| WORK TO COMPLETE |
All lines in the records below from the line with "Write a Python" through the line with "ax.set_ylim(0, 7)" are to be given again exactly, both ends included; the pictures are to be left out.

| SUPPLIED RECORDS |
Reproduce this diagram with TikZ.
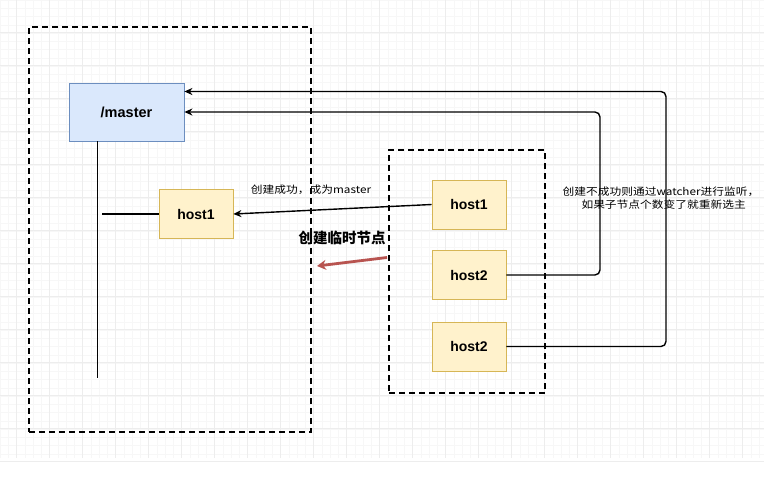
\documentclass[tikz,border=0pt]{standalone}
\usepackage{fontspec}
\setmainfont{Liberation Sans}
\newfontfamily\cjk{Noto Sans CJK SC}
\newfontfamily\cjkwide[FakeStretch=1.15]{Noto Sans CJK SC}
\usetikzlibrary{arrows.meta}
\definecolor{bluefill}{HTML}{DAE8FC}
\definecolor{blueline}{HTML}{6C8EBF}
\definecolor{yelfill}{HTML}{FFF2CC}
\definecolor{yelline}{HTML}{D6B656}
\definecolor{redarrow}{HTML}{B85450}
\definecolor{gridmajor}{HTML}{EDEDED}
\definecolor{gridminor}{HTML}{F7F7F7}
\tikzset{
  hostbox/.style={draw=yelline,fill=yelfill,line width=0.8pt,minimum width=74pt,minimum height=49pt,inner sep=0pt,font=\bfseries\fontsize{14}{16}\selectfont},
  masterbox/.style={draw=blueline,fill=bluefill,line width=0.8pt,minimum width=115pt,minimum height=58pt,inner sep=0pt,font=\bfseries\fontsize{14.5}{16}\selectfont},
  groupbox/.style={draw=black,line width=2.2pt,dash pattern=on 6pt off 4pt},
  conn/.style={draw=black,line width=1.4pt},
  arr/.style={conn,-{Stealth[length=8pt,width=7pt]}},
  lbl/.style={font=\cjkwide\fontsize{10.2}{13}\selectfont,inner sep=0pt,align=center},
}
\begin{document}
\begin{tikzpicture}[x=1pt,y=-1pt]
\useasboundingbox (0,0) rectangle (764,480);
\fill[white] (0,0) rectangle (764,480);
% grid
\foreach \i in {0,...,92} {\draw[gridminor,line width=0.5pt] ({\i*8.25},0) -- ({\i*8.25},458);}
\foreach \j in {0,...,55} {\draw[gridminor,line width=0.5pt] (0,{\j*8.25}) -- (764,{\j*8.25});}
\foreach \i in {0,...,23} {\draw[gridmajor,line width=0.6pt] ({16+\i*33},0) -- ({16+\i*33},458);}
\foreach \j in {0,...,13} {\draw[gridmajor,line width=0.6pt] (0,{32+\j*33}) -- (764,{32+\j*33});}
% group boxes
\node[groupbox,minimum width=282pt,minimum height=405pt,inner sep=0pt] (left) at (170,229.5) {};
\node[groupbox,minimum width=156pt,minimum height=243pt,inner sep=0pt] (right) at (467,271.5) {};
% nodes
\node[masterbox] (master) at (126.5,112) {/master};
\node[hostbox] (lhost) at (196,214) {host1};
\node[hostbox] (rhost1) at (469,204.5) {host1};
\node[hostbox] (rhost2) at (469,275) {host2};
\node[hostbox] (rhost3) at (469,346.5) {host2};
% tree lines
\coordinate (vtop) at (97.5,141);
\coordinate (vbot) at (97.5,378);
\coordinate (hl) at (102,214);
\draw[conn] (vtop) -- (vbot);
\draw[conn] (hl) -- (lhost.west);
% connectors
\draw[arr] (rhost1.west) -- (lhost.east);
\draw[arr,rounded corners=5pt] (rhost2.east) -- (600,275) -- (600,112) -- (master.east);
\draw[arr,rounded corners=5pt] (rhost3.east) -- (666,346.5) -- (666,91.5) -- (master.east |- 0,91.5);
% red arrow
\coordinate (ra1) at (387,257.5);
\coordinate (ra2) at (317,266);
\draw[redarrow,line width=2.8pt,-{Stealth[length=9pt,width=10pt,inset=3pt]}] (ra1) -- (ra2);
% labels
\node[lbl] (l1) at (311,190) {创建成功，成为master};
\node[font=\cjk\bfseries\fontsize{14.5}{16}\selectfont,inner sep=0pt] (l2) at (342,238) {创建临时节点};
\node[lbl] (l3) at (661,198) {创建不成功则通过watcher进行监听，\\ \ \ 如果子节点个数变了就重新选主};
\end{tikzpicture}
\end{document}
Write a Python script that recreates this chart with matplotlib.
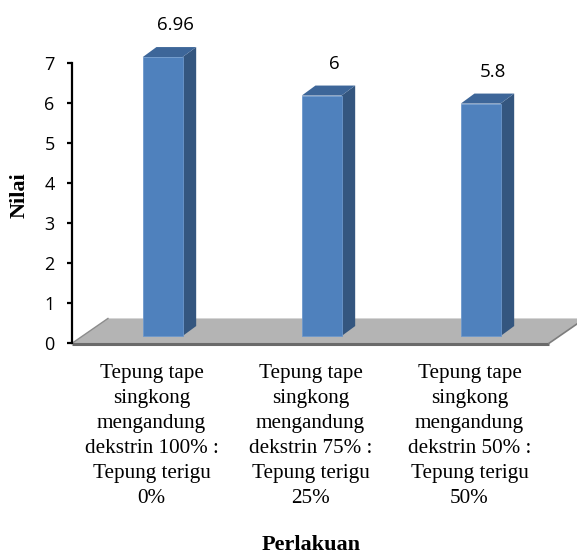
import matplotlib
matplotlib.use("Agg")
import matplotlib.pyplot as plt
from matplotlib.patches import Polygon

# Data
categories = [
    "Tepung tape\nsingkong\nmengandung\ndekstrin 100% :\nTepung terigu\n0%",
    "Tepung tape\nsingkong\nmengandung\ndekstrin 75% :\nTepung terigu\n25%",
    "Tepung tape\nsingkong\nmengandung\ndekstrin 50% :\nTepung terigu\n50%",
]
values = [6.96, 6, 5.8]
value_labels = ["6.96", "6", "5.8"]
y_ticks = [0, 1, 2, 3, 4, 5, 6, 7]

# Colours
FRONT = "#4f81bd"
SIDE = "#34567f"
TOP = "#3d6699"
FLOOR = "#b4b4b4"

W, H = 577, 555
fig = plt.figure(figsize=(W / 100, H / 100), dpi=100)
ax = fig.add_axes([72 / W, (H - 343.3) / H, 477 / W, 280.6 / H])
ax.set_xlim(-0.5, 2.5)
ax.set_ylim(0, 7)

# pseudo-3D floor (depth offsets in data units)
fdx, fdy = 0.226, 0.62
floor = Polygon([(-0.5, 0), (2.5, 0), (2.5 + fdx, fdy), (-0.5 + fdx, fdy)],
                closed=True, facecolor=FLOOR, edgecolor="none",
                clip_on=False, zorder=1)
ax.add_patch(floor)
ax.plot([-0.5, 2.5], [-0.02, -0.02], color="#6a6a6a", lw=2.2,
        clip_on=False, zorder=2, solid_capstyle="butt")
ax.plot([2.5, 2.5 + fdx], [0, fdy], color="#7d7d7d", lw=1.2,
        clip_on=False, zorder=2)
ax.plot([-0.5, -0.5 + fdx], [0, fdy], color="#8c8c8c", lw=1.0,
        clip_on=False, zorder=2)

# 3D bars
shift = 0.07      # bars sit set back on the floor
hw = 0.125        # half width of the front face
bdx, bdy = 0.086, 0.25
base = 0.18
for i, v in enumerate(values):
    c = i + shift
    y0, y1 = base, v + base
    front = Polygon([(c - hw, y0), (c + hw, y0), (c + hw, y1), (c - hw, y1)],
                    facecolor=FRONT, edgecolor="#6d98cc", lw=0.6, zorder=4)
    side = Polygon([(c + hw, y0), (c + hw + bdx, y0 + bdy),
                    (c + hw + bdx, y1 + bdy), (c + hw, y1)],
                   facecolor=SIDE, edgecolor="none", zorder=3)
    top = Polygon([(c - hw, y1), (c + hw, y1), (c + hw + bdx, y1 + bdy),
                   (c - hw + bdx, y1 + bdy)],
                  facecolor=TOP, edgecolor="none", zorder=3)
    for p in (side, top, front):
        p.set_clip_on(False)
        ax.add_patch(p)
    ax.text(i + 0.15, v + 0.97, value_labels[i], ha="center", va="center",
            fontsize=13.5, family="Open Sans", color="black", clip_on=False)

# axes styling
for s in ("top", "right", "bottom"):
    ax.spines[s].set_visible(False)
ax.spines["left"].set_bounds(0, 7)
ax.spines["left"].set_linewidth(1.6)
ax.set_yticks(y_ticks)
ax.set_yticklabels([str(t) for t in y_ticks], family="Open Sans", fontsize=13)
ax.tick_params(axis="y", direction="out", length=3.5, width=1.6, pad=9)

ax.set_xticks(range(len(categories)))
ax.set_xticklabels(categories, family="Liberation Serif", fontsize=15.2,
                   linespacing=1.42)
ax.tick_params(axis="x", length=0, pad=15)

fig.text(311.5 / W, 1 - 545 / H, "Perlakuan", ha="center", va="center",
         family="Liberation Serif", fontweight="bold", fontsize=16)
fig.text(19.5 / W, 1 - 195.5 / H, "Nilai", ha="center", va="center",
         rotation=90, family="Liberation Serif", fontweight="bold", fontsize=16)

fig.savefig("out.png", dpi=100)
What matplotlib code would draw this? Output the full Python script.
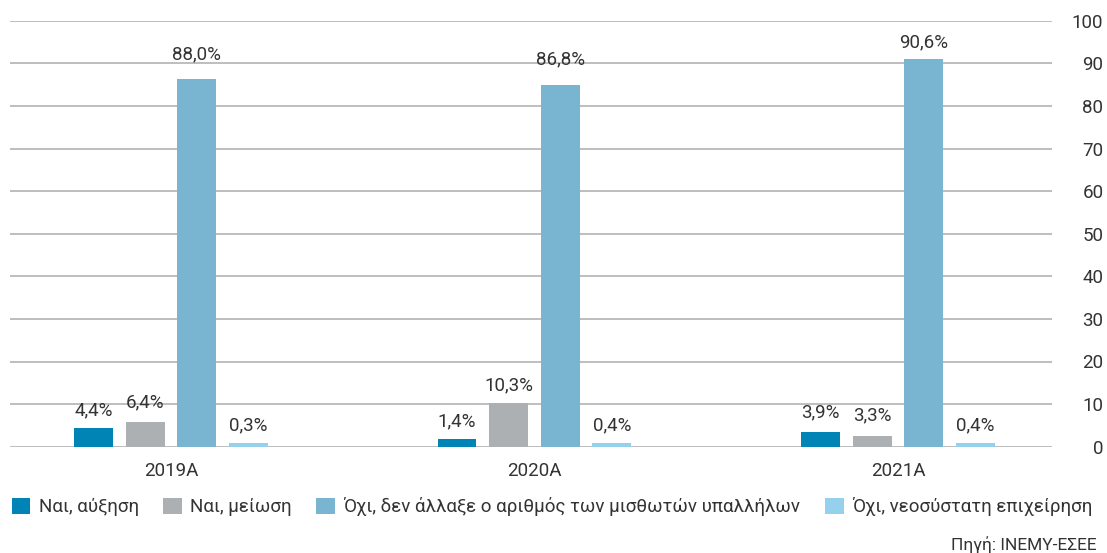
import matplotlib.pyplot as plt
import numpy as np

plt.rcParams['font.family'] = ['Roboto', 'DejaVu Sans']

years = ['2019A', '2020A', '2021A']

# bar heights as drawn, and the printed labels (they differ a bit in the source)
nai_auxisi = [4.4, 1.8, 3.4]
nai_meiosi = [5.8, 10.2, 2.5]
oxi_idio = [86.4, 84.8, 90.9]
oxi_neo = [0.9, 0.9, 0.9]

lbl_auxisi = [4.4, 1.4, 3.9]
lbl_meiosi = [6.4, 10.3, 3.3]
lbl_idio = [88.0, 86.8, 90.6]
lbl_neo = [0.3, 0.4, 0.4]

names = ['Ναι, αύξηση', 'Ναι, μείωση',
         'Όχι, δεν άλλαξε ο αριθμός των μισθωτών υπαλλήλων',
         'Όχι, νεοσύστατη επιχείρηση']
colors = ['#0084B6', '#ADB0B3', '#79B4D1', '#95D0EC']

heights = [nai_auxisi, nai_meiosi, oxi_idio, oxi_neo]
labels = [lbl_auxisi, lbl_meiosi, lbl_idio, lbl_neo]

txt = '#333333'
fig = plt.figure(figsize=(11.07, 5.53), dpi=100)
ax = fig.add_axes([10 / 1107, 1 - 446.7 / 553, 1042 / 1107, 426 / 553])

x = np.arange(len(years))
w = 0.107
step = 0.142
handles = []
for i in range(4):
    xs = x + (i - 1.5) * step
    b = ax.bar(xs, heights[i], width=w, color=colors[i], zorder=3, label=names[i])
    handles.append(b)
    for xi, h, lv in zip(xs, heights[i], labels[i]):
        ax.annotate(f'{lv:.1f}%'.replace('.', ','), (xi, max(h, lv)),
                    xytext=(0, 6), textcoords='offset points',
                    ha='center', va='bottom', fontsize=13.5, color=txt)

ax.set_xlim(-0.443, 2.424)
ax.set_ylim(0, 100)
ax.set_yticks(range(0, 101, 10))
ax.set_xticks(x)
ax.set_xticklabels(years)
ax.grid(axis='y', color='#BEBEBE', linewidth=1.4, zorder=0)
for s in ax.spines.values():
    s.set_visible(False)
ax.tick_params(axis='x', length=0, pad=11, labelsize=13.5, colors=txt)
ax.tick_params(axis='y', length=0, left=False, labelleft=False,
               right=True, labelright=True, pad=37, labelsize=13.5, colors=txt)
for t in ax.get_yticklabels():
    t.set_horizontalalignment('right')

fig.legend(handles=handles, loc='center left', bbox_to_anchor=(4 / 1107, 1 - 507 / 553),
           ncol=4, frameon=False, fontsize=13.5, handlelength=1.0, handleheight=1.0,
           handletextpad=0.45, columnspacing=1.3, labelcolor=txt, borderaxespad=0)

fig.text(1097 / 1107, 1 - 545 / 553, 'Πηγή: ΙΝΕΜΥ-ΕΣΕΕ', ha='right', va='center',
         fontsize=12.5, color=txt)

fig.savefig('out.png', dpi=100)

| SOLUTION FOR THIS PROBLEM |
Write a Python script that recreates this chart with matplotlib.
import matplotlib
matplotlib.use("Agg")
import matplotlib.pyplot as plt
from matplotlib.patches import Polygon

# Data
categories = [
    "Tepung tape\nsingkong\nmengandung\ndekstrin 100% :\nTepung terigu\n0%",
    "Tepung tape\nsingkong\nmengandung\ndekstrin 75% :\nTepung terigu\n25%",
    "Tepung tape\nsingkong\nmengandung\ndekstrin 50% :\nTepung terigu\n50%",
]
values = [6.96, 6, 5.8]
value_labels = ["6.96", "6", "5.8"]
y_ticks = [0, 1, 2, 3, 4, 5, 6, 7]

# Colours
FRONT = "#4f81bd"
SIDE = "#34567f"
TOP = "#3d6699"
FLOOR = "#b4b4b4"

W, H = 577, 555
fig = plt.figure(figsize=(W / 100, H / 100), dpi=100)
ax = fig.add_axes([72 / W, (H - 343.3) / H, 477 / W, 280.6 / H])
ax.set_xlim(-0.5, 2.5)
ax.set_ylim(0, 7)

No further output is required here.